> [Given material]

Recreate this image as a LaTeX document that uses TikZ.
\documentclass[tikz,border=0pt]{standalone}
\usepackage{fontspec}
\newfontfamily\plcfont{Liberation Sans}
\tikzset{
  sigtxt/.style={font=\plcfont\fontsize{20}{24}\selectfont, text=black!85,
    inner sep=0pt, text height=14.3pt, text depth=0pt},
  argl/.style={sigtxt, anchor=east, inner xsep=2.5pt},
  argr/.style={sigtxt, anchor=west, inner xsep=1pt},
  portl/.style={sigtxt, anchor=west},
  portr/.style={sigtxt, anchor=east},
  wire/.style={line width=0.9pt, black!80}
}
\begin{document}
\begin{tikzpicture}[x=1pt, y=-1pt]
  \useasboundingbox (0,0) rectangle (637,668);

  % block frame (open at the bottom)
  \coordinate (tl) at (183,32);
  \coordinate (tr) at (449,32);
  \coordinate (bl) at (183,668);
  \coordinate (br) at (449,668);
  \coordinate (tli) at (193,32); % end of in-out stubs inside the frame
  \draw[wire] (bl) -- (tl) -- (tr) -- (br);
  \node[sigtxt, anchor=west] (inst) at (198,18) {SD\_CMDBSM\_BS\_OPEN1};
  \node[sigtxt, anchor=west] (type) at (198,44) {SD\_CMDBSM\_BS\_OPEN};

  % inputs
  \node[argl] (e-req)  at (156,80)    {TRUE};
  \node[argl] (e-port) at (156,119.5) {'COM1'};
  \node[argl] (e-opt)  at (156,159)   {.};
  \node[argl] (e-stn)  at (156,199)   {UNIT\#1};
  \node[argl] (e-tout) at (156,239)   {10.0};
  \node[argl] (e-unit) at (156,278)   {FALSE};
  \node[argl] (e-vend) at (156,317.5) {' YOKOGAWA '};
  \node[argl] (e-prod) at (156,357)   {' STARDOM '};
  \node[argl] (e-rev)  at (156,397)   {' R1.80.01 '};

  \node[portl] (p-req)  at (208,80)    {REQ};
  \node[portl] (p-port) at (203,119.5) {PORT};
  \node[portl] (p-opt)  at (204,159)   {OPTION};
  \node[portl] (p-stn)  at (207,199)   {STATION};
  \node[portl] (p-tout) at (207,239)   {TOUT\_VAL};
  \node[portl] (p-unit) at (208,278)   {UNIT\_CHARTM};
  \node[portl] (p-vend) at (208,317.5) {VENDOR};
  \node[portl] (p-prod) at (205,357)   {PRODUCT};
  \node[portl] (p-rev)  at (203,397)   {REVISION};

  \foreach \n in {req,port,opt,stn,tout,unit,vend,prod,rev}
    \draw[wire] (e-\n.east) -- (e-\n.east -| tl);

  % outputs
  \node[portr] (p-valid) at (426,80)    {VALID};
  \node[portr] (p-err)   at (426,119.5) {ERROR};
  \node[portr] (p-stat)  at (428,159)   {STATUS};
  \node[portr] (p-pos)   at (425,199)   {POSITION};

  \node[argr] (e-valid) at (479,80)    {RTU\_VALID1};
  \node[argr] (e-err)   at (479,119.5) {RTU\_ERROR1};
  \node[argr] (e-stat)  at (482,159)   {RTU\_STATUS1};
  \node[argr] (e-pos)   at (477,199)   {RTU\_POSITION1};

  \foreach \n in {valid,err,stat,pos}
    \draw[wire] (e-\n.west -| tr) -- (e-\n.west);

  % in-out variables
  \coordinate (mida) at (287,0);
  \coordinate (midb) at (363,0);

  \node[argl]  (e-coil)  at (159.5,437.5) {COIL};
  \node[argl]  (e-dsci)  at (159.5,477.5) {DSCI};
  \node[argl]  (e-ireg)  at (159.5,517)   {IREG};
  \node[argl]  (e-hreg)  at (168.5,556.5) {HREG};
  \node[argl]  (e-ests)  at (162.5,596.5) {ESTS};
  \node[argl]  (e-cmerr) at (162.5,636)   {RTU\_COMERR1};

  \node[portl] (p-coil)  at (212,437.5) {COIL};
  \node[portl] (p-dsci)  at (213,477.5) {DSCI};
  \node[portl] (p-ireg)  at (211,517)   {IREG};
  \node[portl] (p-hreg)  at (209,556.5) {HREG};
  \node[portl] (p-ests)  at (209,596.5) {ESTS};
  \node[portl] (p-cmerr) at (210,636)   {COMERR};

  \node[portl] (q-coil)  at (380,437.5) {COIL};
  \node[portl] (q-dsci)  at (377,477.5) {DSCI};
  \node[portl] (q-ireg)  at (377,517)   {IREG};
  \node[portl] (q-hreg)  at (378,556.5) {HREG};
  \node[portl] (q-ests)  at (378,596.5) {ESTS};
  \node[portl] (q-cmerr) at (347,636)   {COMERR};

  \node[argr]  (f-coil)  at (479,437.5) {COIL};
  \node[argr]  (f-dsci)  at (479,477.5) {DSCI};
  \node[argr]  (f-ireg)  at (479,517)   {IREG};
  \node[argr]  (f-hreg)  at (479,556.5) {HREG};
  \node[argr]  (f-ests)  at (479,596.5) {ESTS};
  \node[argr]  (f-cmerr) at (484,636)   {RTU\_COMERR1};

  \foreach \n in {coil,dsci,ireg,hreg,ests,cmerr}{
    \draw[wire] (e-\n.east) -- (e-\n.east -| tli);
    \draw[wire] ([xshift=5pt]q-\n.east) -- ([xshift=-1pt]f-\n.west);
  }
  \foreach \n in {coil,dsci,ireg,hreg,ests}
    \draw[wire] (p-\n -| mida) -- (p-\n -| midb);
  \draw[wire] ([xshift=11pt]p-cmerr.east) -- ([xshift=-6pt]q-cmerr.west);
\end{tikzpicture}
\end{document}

> [Objective]
Give back exactly the material above from its opening line to the line bearing "(0,0) rectangle (637,668);".

> [Final result]
Recreate this image as a LaTeX document that uses TikZ.
\documentclass[tikz,border=0pt]{standalone}
\usepackage{fontspec}
\newfontfamily\plcfont{Liberation Sans}
\tikzset{
  sigtxt/.style={font=\plcfont\fontsize{20}{24}\selectfont, text=black!85,
    inner sep=0pt, text height=14.3pt, text depth=0pt},
  argl/.style={sigtxt, anchor=east, inner xsep=2.5pt},
  argr/.style={sigtxt, anchor=west, inner xsep=1pt},
  portl/.style={sigtxt, anchor=west},
  portr/.style={sigtxt, anchor=east},
  wire/.style={line width=0.9pt, black!80}
}
\begin{document}
\begin{tikzpicture}[x=1pt, y=-1pt]
  \useasboundingbox (0,0) rectangle (637,668);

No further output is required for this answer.